8%, that’s the percentage of climate funds allocated against the needed amount to mitigate the impacts and adapt to the changing climate in the developing world. And this 8%, too, is a hugely liberal estimate. Oxfam puts the amount at a mere 2%, whereas governments put the number as low as 0.1%.
This begs the question, what goes on in the vastly intricate world of climate finance? Are rich countries paying enough reparations for the damage they have done? And why do the estimates vary so much? Well, the answer to all these, just like the sector, is convoluted.
Promise and action
The Sharm el-Sheikh Implementation Plan, as decided by Cop27, stated that a ‘global transformation to a low-carbon economy’ would cost USD 4-6 trillion a year. And the developing world needs at least USD 1 trillion every year to mitigate the impacts of Climate Change.
This, however, is a far-fetched goal since affluent countries have massively failed even to reach the USD 100 billion yearly pledge. This pledge, taken in 2009 in the Copenhagen accord, promised USD 100 billion yearly by 2020. But this fund saw slow development, reaching only up to USD 83.3 billion by the stipulated time. From 2013 to 2019, the yearly fund barely hung around the USD 50-80 billion mark, according to OECD.
But Oxfam puts the number much lower, at around USD 19-22.5 billion (2016-17). This discrepancy is primarily because a significant portion of those funds was loaned out at the standard market rate. So it shouldn’t be counted as climate financing, they justified. We should note that the funds given as standard loans have to be paid back with interest, leaving little space for developing countries to implement projects that help with adaptation.
Much of the funds are also mischaracterized, with development funds going to the climate category. This is explained by the problematic use of the OECD ‘Rio Markers,’ which helps characterize whether a project is climate-focused. However, donors have often misused and misinterpreted these markets, citing irrelevant funds such as climate funds. This leads to the development and construction project being treated as Climate Fund, fully projected into OECD’s estimates.
While mobilizing more funds is appreciable, there is no doubt that if the actual value isn’t derived from those funds, then no amount of mobilization will be fruitful. Rather it will just make developing countries accumulate more debt, stressing their already volatile economy and balance of payment.
On the other hand, many developed countries haven’t paid their fair share. Most notably, the USA, which is supposed to pay 40-47%, barely paid 8% annually.

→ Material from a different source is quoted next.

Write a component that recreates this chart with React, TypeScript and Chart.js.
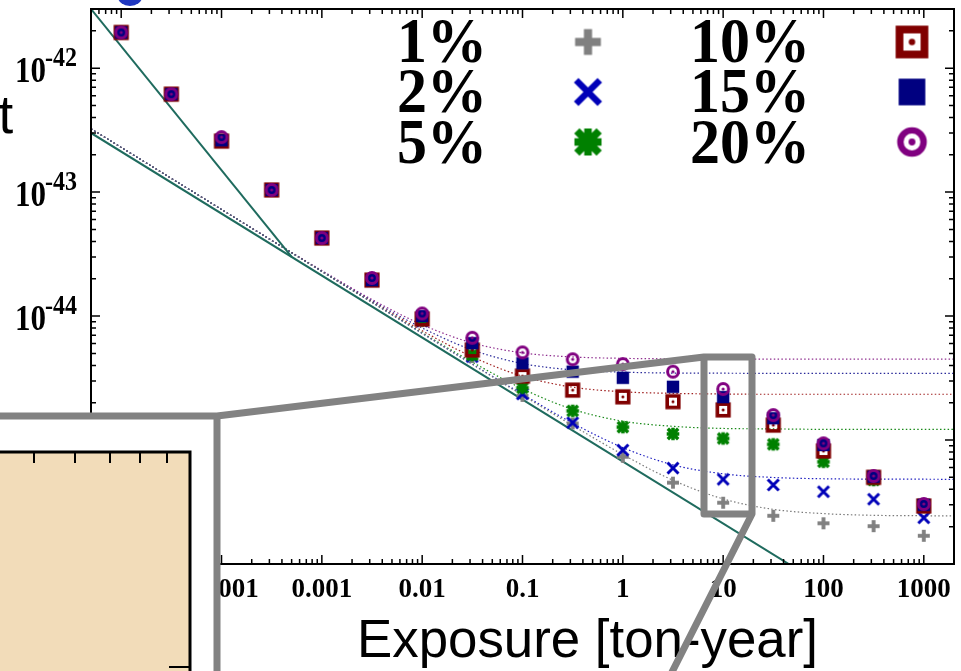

Australia, Canada, and Greece have also failed to reach the allocated goal. However, France, Japan, Norway, and Germany have reached the threshold. But much of these funds have been mischaracterized and misinterpreted, and they are not just grants. Most of them are loans, investments, insurance, etc.
Implementation
Mitigation and adaption are the two main facets of fund allocation. Mitigation deals with reducing carbon emissions, introducing cleaner energy resources, and focusing on better technology and lifestyle to inhibit climate change. Adaptation refers to improvising with the already changing climate, ensuring basic rights and amenities while the current level of climate change takes its toll. Even though both are important, one for the future and the other for the present, many donors focus on mitigation projects discriminately.
According to the Adaption Gap Report by United Nations Environment Programme (UNEP), USD 300 billion by 2030 and USD 500 billion by 2050 will be needed by developing countries yearly to implement adaptation programs effectively. However, in 2020, only USD 28.6 billion went to developing countries. Infrastructure and Agriculture stand to be the most prominent receivers of adaptation funds. So why do donors prefer mitigation projects?
Because these projects offer tangible development, experts note that adaptation projects’ progress and direct impact are hard to figure out. Furthermore, mitigation projects are often economic boosters and have a good return on investment since they deal with new technology and renewables like wind turbines, solar farms, and hydroelectricity. On the other hand, adaptation projects don’t have the same feature since it’s much more humanitarian in nature, directly assisting individuals ravaged by the impacts of climate change.
The damage
The vulnerable countries are the most exposed to climate change damages. Estimates put that the V20 countries have lost 20% of their wealth over the last two decades due to the changing climate, which amounts to USD 525 Billion in aggregate terms. The most vulnerable among them have lost as much as 51%.
Climate change’s economic and social tolls are becoming increasingly evident. And without concentrated effort, and proper mobilization, this will only get much worse. The global economy can finance this transition, which is reflected in the enormous defense and services budgets. There’s no denying that the steps taken are appreciable but also vastly insufficient.